◆ Exercise details: Skip all pictures, then copy the lines from the start of the data through the line with "2.41, 11.3, 13.6];", keeping both ends.
## START Extracted data
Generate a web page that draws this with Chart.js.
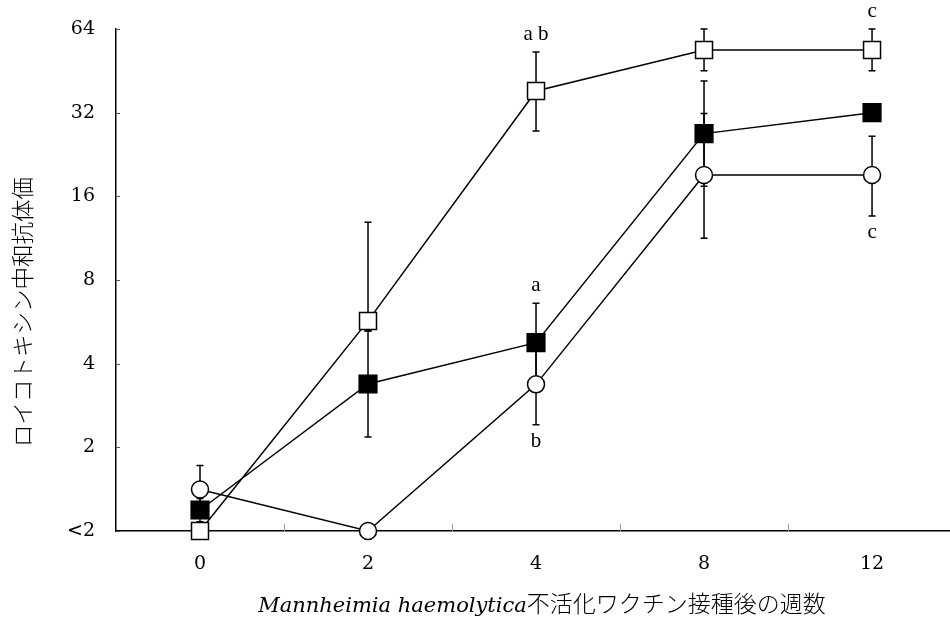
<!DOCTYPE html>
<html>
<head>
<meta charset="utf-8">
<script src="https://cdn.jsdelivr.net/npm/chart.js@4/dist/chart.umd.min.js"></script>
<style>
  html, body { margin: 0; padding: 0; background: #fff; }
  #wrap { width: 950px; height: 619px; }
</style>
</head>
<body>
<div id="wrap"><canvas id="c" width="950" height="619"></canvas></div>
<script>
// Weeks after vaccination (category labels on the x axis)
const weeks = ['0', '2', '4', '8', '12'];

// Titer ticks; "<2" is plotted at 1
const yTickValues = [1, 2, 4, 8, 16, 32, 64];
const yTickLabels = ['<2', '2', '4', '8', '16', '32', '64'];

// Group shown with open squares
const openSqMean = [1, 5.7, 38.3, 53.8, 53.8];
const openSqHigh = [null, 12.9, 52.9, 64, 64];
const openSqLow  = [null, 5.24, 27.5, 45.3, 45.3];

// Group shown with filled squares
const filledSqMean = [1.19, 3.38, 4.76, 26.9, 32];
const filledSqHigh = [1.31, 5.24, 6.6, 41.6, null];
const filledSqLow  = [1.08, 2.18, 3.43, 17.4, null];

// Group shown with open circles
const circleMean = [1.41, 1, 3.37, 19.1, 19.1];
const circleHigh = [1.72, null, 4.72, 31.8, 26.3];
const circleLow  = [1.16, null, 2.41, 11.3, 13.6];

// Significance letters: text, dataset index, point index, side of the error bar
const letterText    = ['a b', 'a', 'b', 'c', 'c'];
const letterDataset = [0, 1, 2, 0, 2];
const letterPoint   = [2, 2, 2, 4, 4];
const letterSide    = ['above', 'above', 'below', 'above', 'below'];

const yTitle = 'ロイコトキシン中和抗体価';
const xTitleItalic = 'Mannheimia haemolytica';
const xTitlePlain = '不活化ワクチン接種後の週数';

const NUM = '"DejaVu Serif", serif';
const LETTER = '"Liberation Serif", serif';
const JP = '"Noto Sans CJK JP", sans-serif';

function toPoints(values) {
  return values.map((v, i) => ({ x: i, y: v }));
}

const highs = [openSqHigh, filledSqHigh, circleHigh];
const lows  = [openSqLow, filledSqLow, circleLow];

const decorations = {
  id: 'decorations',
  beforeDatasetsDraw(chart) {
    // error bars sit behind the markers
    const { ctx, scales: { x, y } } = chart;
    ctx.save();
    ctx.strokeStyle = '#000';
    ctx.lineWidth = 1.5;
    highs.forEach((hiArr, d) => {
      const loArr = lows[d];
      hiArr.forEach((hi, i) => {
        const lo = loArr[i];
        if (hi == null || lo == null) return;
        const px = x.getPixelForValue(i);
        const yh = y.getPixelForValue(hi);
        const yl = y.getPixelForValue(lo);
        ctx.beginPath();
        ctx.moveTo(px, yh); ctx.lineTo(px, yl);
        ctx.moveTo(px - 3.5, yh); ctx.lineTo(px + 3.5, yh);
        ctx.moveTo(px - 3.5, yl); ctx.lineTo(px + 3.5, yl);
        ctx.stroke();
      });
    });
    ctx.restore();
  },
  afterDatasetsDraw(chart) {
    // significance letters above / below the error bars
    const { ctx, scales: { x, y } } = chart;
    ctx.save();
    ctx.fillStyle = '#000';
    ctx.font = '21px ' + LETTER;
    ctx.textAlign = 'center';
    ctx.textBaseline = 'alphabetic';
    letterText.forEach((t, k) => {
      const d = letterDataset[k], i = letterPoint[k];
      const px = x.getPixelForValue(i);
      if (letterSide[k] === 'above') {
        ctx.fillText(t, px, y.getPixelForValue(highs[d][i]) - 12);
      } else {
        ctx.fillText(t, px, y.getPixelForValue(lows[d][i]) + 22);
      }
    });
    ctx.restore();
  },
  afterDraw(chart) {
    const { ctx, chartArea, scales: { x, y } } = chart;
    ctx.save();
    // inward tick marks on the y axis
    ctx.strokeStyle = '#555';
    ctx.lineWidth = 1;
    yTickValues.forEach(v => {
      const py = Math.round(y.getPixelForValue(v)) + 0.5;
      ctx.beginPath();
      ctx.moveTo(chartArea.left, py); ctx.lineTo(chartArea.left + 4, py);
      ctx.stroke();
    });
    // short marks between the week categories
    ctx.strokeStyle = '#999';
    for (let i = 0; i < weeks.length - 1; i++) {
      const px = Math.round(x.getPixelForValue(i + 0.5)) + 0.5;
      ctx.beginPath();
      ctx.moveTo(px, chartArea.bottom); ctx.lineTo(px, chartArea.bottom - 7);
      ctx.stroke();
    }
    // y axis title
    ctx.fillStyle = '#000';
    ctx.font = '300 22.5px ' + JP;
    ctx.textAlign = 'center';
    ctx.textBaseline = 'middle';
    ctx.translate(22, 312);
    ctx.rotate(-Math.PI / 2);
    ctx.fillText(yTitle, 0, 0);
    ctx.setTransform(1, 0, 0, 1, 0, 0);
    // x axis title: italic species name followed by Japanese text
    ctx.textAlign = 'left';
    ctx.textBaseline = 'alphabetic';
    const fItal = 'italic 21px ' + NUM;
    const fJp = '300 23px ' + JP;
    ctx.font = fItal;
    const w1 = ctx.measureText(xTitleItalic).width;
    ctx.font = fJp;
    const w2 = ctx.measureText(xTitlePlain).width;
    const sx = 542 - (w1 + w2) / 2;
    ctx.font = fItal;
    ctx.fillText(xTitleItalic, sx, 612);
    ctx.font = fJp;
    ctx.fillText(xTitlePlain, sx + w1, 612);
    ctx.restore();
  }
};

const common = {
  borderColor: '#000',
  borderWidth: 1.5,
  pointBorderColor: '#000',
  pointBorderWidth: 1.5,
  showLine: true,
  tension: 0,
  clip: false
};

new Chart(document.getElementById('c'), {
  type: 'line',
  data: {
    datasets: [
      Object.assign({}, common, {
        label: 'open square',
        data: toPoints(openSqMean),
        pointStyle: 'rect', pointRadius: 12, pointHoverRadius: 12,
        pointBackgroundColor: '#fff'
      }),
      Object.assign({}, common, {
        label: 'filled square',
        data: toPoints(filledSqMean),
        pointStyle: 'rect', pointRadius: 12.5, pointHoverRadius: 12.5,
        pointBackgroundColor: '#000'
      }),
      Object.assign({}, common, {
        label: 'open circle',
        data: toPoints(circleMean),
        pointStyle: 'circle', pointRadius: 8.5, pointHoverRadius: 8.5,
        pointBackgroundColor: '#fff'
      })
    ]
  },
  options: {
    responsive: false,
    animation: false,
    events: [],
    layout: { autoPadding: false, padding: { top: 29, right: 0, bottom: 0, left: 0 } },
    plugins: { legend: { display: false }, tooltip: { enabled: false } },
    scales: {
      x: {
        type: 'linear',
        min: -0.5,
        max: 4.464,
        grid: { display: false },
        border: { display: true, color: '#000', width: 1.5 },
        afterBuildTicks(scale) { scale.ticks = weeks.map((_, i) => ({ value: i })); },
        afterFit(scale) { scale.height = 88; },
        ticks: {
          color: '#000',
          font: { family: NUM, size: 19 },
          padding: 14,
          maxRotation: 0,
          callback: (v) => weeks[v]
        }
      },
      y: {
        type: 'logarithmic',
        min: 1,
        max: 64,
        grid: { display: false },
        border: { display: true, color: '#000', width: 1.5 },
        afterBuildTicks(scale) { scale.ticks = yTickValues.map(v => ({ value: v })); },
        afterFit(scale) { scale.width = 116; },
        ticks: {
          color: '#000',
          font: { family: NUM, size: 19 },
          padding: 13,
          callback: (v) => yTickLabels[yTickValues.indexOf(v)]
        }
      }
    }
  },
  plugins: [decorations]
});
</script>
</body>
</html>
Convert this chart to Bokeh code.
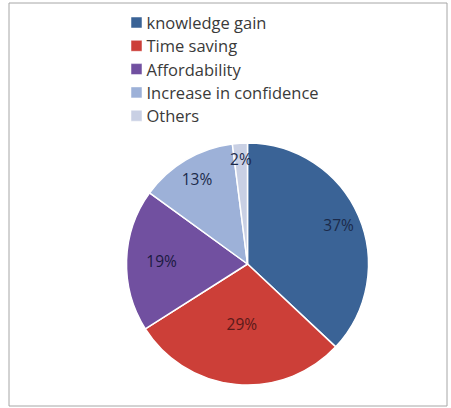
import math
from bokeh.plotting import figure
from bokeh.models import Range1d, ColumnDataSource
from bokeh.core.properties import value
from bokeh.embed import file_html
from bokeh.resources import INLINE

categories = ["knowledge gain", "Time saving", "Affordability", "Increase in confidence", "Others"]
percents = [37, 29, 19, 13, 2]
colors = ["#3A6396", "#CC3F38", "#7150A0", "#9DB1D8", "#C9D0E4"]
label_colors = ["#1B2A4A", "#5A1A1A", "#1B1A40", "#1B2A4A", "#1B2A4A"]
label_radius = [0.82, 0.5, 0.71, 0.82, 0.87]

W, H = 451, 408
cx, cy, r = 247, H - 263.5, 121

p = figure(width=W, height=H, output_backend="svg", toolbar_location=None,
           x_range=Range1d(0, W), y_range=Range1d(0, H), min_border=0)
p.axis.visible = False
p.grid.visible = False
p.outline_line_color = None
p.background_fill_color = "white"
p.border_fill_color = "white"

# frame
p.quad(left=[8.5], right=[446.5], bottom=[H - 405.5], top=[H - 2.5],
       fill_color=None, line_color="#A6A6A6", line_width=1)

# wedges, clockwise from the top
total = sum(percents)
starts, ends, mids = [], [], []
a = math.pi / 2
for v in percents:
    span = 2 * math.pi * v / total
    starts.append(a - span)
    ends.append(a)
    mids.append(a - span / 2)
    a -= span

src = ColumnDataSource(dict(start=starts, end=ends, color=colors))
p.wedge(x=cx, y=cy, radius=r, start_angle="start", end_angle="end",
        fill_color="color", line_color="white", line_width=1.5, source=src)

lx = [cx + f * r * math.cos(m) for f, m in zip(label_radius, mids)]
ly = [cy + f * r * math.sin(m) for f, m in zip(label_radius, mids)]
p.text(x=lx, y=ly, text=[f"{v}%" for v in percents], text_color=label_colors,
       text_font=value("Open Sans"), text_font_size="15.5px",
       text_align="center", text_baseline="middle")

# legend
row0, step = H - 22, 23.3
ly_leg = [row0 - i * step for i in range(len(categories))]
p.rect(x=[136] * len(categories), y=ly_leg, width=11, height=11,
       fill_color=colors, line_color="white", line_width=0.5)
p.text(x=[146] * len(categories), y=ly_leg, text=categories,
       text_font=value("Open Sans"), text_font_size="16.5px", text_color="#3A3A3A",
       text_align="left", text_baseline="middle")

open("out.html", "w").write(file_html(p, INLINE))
## END Extracted data
◆ Task output:
Generate a web page that draws this with Chart.js.
<!DOCTYPE html>
<html>
<head>
<meta charset="utf-8">
<script src="https://cdn.jsdelivr.net/npm/chart.js@4/dist/chart.umd.min.js"></script>
<style>
  html, body { margin: 0; padding: 0; background: #fff; }
  #wrap { width: 950px; height: 619px; }
</style>
</head>
<body>
<div id="wrap"><canvas id="c" width="950" height="619"></canvas></div>
<script>
// Weeks after vaccination (category labels on the x axis)
const weeks = ['0', '2', '4', '8', '12'];

// Titer ticks; "<2" is plotted at 1
const yTickValues = [1, 2, 4, 8, 16, 32, 64];
const yTickLabels = ['<2', '2', '4', '8', '16', '32', '64'];

// Group shown with open squares
const openSqMean = [1, 5.7, 38.3, 53.8, 53.8];
const openSqHigh = [null, 12.9, 52.9, 64, 64];
const openSqLow  = [null, 5.24, 27.5, 45.3, 45.3];

// Group shown with filled squares
const filledSqMean = [1.19, 3.38, 4.76, 26.9, 32];
const filledSqHigh = [1.31, 5.24, 6.6, 41.6, null];
const filledSqLow  = [1.08, 2.18, 3.43, 17.4, null];

// Group shown with open circles
const circleMean = [1.41, 1, 3.37, 19.1, 19.1];
const circleHigh = [1.72, null, 4.72, 31.8, 26.3];
const circleLow  = [1.16, null, 2.41, 11.3, 13.6];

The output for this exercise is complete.